CONFIDENTIALITY: Over the last decade, the NLRB has also been active in protecting employees’ free speech rights. Most businesses prevent workers from disclosing trade secrets and other confidential business information, and routinely have policy that restrict what employees can say to co-workers and others outside the company. However, when the restrictions in the confidentiality policies are too broad, they may violate collective bargaining rights according to the NLRB – aiming to protect an employee’s right to speak to another, whether it be a co-worker or worker employed elsewhere, seeking to enlist support on a matter of shared employee concern. The NLRB has pursued enforcement actions against employers for this violation. Here is a good article from accountingweb on recent NLRB findings and examples on this subject, emphasizing the intricate policy road employers must carefully follow.
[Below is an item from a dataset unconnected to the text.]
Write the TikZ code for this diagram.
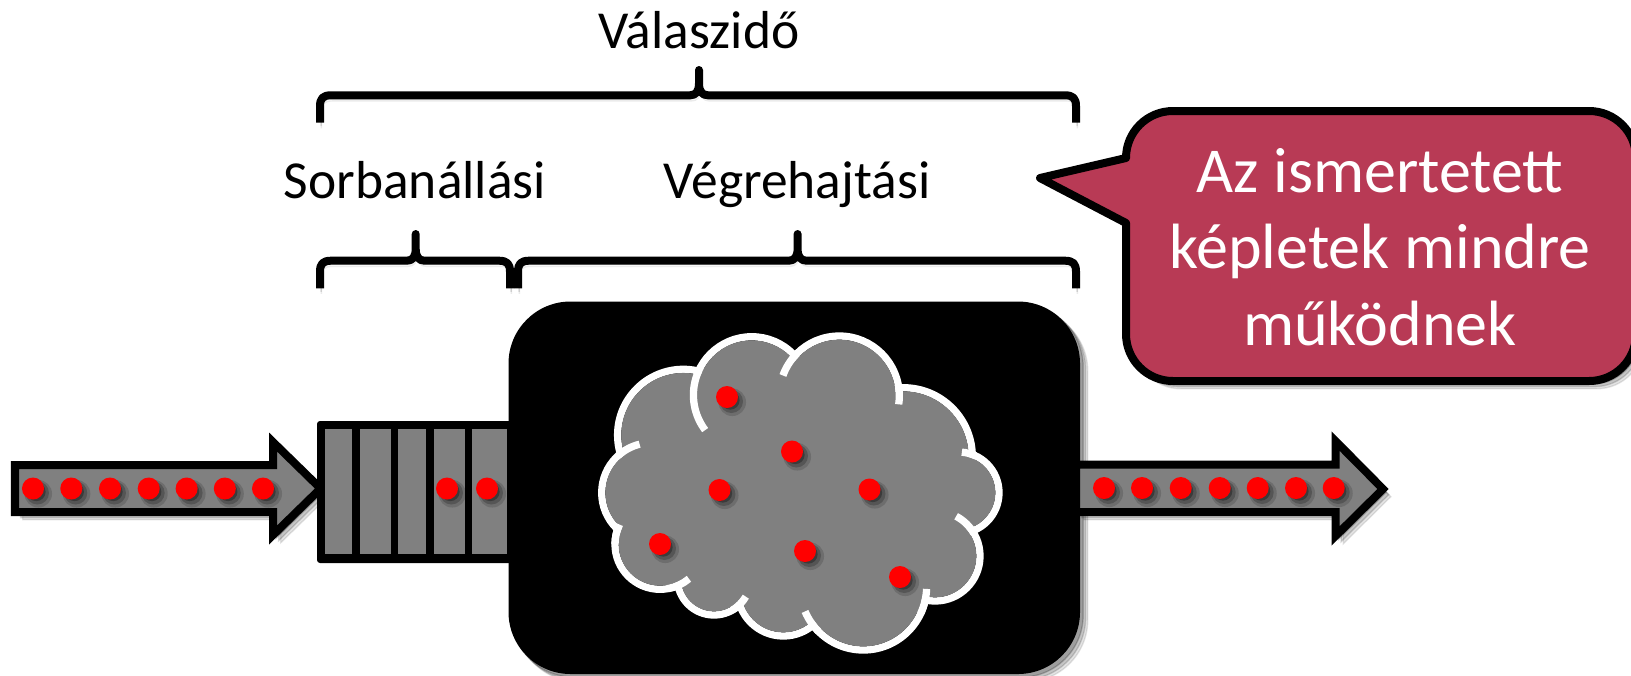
\documentclass[tikz,border=0pt]{standalone}
\usepackage{fontspec}
\setmainfont{Carlito}
\usetikzlibrary{shadows}
\definecolor{calloutred}{RGB}{184,58,85}

\tikzset{
  softshadow/.style={
    drop shadow={shadow xshift=2.2pt,shadow yshift=-2.2pt,opacity=.1,fill=black,draw=black},
    drop shadow={shadow xshift=1.6pt,shadow yshift=-1.6pt,opacity=.14,fill=black,draw=black},
    drop shadow={shadow xshift=.9pt,shadow yshift=-.9pt,opacity=.2,fill=black,draw=black}},
  lineshadow/.style={
    drop shadow={shadow xshift=.4pt,shadow yshift=-1.6pt,opacity=.08,fill=none,draw=black},
    drop shadow={shadow xshift=.3pt,shadow yshift=-1pt,opacity=.12,fill=none,draw=black}},
  flowarrow/.style={draw=black,fill=gray,line width=.08cm,miter limit=8,softshadow},
  reddot/.style={circle,fill=red,inner sep=0,minimum size=.22cm,
    drop shadow={shadow xshift=1.2pt,shadow yshift=-1.2pt,shadow scale=1.25,opacity=.14,fill=black},
    drop shadow={shadow xshift=1.2pt,shadow yshift=-1.2pt,shadow scale=1.05,opacity=.22,fill=black},
    drop shadow={shadow xshift=1.1pt,shadow yshift=-1.1pt,shadow scale=.85,opacity=.3,fill=black}},
  bracket/.style={draw=black,line width=.08cm,line join=round,lineshadow},
  label/.style={font=\fontsize{15.2}{18}\selectfont,inner sep=0,anchor=base},
  cloudline/.style={draw=white,line width=.073cm}
}

\begin{document}
\begin{tikzpicture}[x=.01cm,y=-.01cm]
\clip (0,0) rectangle (1631,675);

% Labels and brackets
\node[label] (valasz) at (699,48) {Válaszidő};
\node[label] (sorban) at (415,198) {Sorbanállási};
\node[label] (vegre) at (797,198) {Végrehajtási};
\foreach \xa/\xs/\xb/\ya/\yh/\yt in {320/699/1076/122.7/95.3/70, 320/415.7/510/288.3/260.7/234, 518/797.6/1076/288.3/260.7/234}
  \draw[bracket] (\xa,\ya) -- (\xa,\yh+11) .. controls (\xa,\yh+3) and (\xa+3,\yh) .. (\xa+11,\yh)
    -- (\xs-9,\yh) .. controls (\xs-3,\yh) and (\xs,\yh-4) .. (\xs,\yh-12) -- (\xs,\yt)
    -- (\xs,\yh-12) .. controls (\xs,\yh-4) and (\xs+3,\yh) .. (\xs+9,\yh)
    -- (\xb-11,\yh) .. controls (\xb-3,\yh) and (\xb,\yh+3) .. (\xb,\yh+11) -- (\xb,\ya);

% Incoming arrow
\draw[flowarrow] (15,465) -- (273,465) -- (273,442) -- (320.6,488.5) -- (273,535) -- (273,512) -- (15,512) -- cycle;
\foreach \x [count=\i] in {33,71.3,110,148.7,186.6,224.8,263}
  \node[reddot] (in\i) at (\x,488.5) {};

% Queue
\fill[black,rounded corners=.03cm] (317,421) rectangle (512,563);
\foreach \xa/\xb in {324.5/351.6,359.7/390.8,398.2/426,434/464.5,472/507}
  \fill[gray] (\xa,429) rectangle (\xb,554);
\node[reddot] (queue1) at (447,488.5) {};
\node[reddot] (queue2) at (487,488.5) {};

% Server
\fill[black,rounded corners=.62cm,softshadow] (508.5,301.5) rectangle (1080,674);

% Cloud: outline of every lobe, then the gray inside
\foreach \cx/\cy/\rr in {683.3/435/65.7,751.7/395/58.3,839.3/396/60,903.3/456.7/69,958.3/492.7/40.7,935/556/45,863.3/586.7/63.3,783.3/590/46,714/578.3/36.7,660/544.3/45,651.7/492.7/50}
  \draw[cloudline] (\cx,\cy) circle[radius=\rr];
\foreach \cx/\cy/\rr in {683.3/435/65.7,751.7/395/58.3,839.3/396/60,903.3/456.7/69,958.3/492.7/40.7,935/556/45,863.3/586.7/63.3,783.3/590/46,714/578.3/36.7,660/544.3/45,651.7/492.7/50}
  \fill[gray] (\cx,\cy) circle[radius=\rr-3.65];
\fill[gray] (683,435) -- (752,395) -- (839,396) -- (903,457) -- (958,493) -- (935,556) -- (863,587) -- (783,590) -- (714,578) -- (660,544) -- (652,493) -- cycle;
% Short bits of the lobes inside the cloud
\foreach \cx/\cy/\rr/\sa/\ea in {751.7/395/58.3/143/205,839.3/396/60/200/225,839.3/396/60/8/-8,958.3/492.7/40.7/-85/-65,935/556/45/-62/-30,651.7/492.7/50/228/256,660/544.3/45/180/206,660/544.3/45/50/80,714/578.3/36.7/30/60,863.3/586.7/63.3/157/135,863.3/586.7/63.3/2/25}
  \draw[cloudline] (\cx,\cy) ++(\sa:\rr) arc[start angle=\sa,end angle=\ea,radius=\rr];
\foreach \x/\y [count=\i] in {727/397,792/451.5,719.5/490,869.5/489.5,660/544,805/551,900/577}
  \node[reddot] (job\i) at (\x,\y) {};

% Outgoing arrow
\draw[flowarrow] (1076,464.7) -- (1335.5,464.7) -- (1335.5,441) -- (1383,489) -- (1335.5,536) -- (1335.5,512) -- (1076,512) -- cycle;
\foreach \x [count=\i] in {1104,1142,1180.7,1219.7,1257.7,1296,1333.7}
  \node[reddot] (out\i) at (\x,488) {};

% Callout
\draw[draw=black,fill=calloutred,line width=.08cm,line join=round,softshadow]
  (1126,223) -- (1126,334) .. controls (1126,360) and (1147,381) .. (1173,381)
  -- (1589,381) .. controls (1615,381) and (1636,360) .. (1636,334)
  -- (1636,158) .. controls (1636,132) and (1615,111) .. (1589,111)
  -- (1173,111) .. controls (1147,111) and (1126,132) .. (1126,158)
  -- (1040,178) -- cycle;
\node[white,font=\fontsize{18.2}{21.75}\selectfont,align=center,inner sep=0] (notice) at (1380,247) {Az ismertetett\\képletek mindre\\működnek};
\end{tikzpicture}
\end{document}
The policy (eg. the social media policies of the business) should be specific and thoughtfully tailored, to prohibit disclosure of confidential information of the business such as proprietary customer information, and avoid restrictions on other protected speech of the employees.
As a Best Business Attorney Dallas, most medium to large employers I see have written policies. Some comprehensive, some not. The Employee Policy of any business can be a vital tool used to establish a productive company culture, and set a framework of expectations for workers to understand and follow. If left unattended to the changes in the law, however, the policy can also become an unenforceable piece of paper that exposes the business to employee litigation or regulatory enforcement.
With all the changes in employment law effecting businesses these days, don’t leave your Employee Policy stranded and forgotten.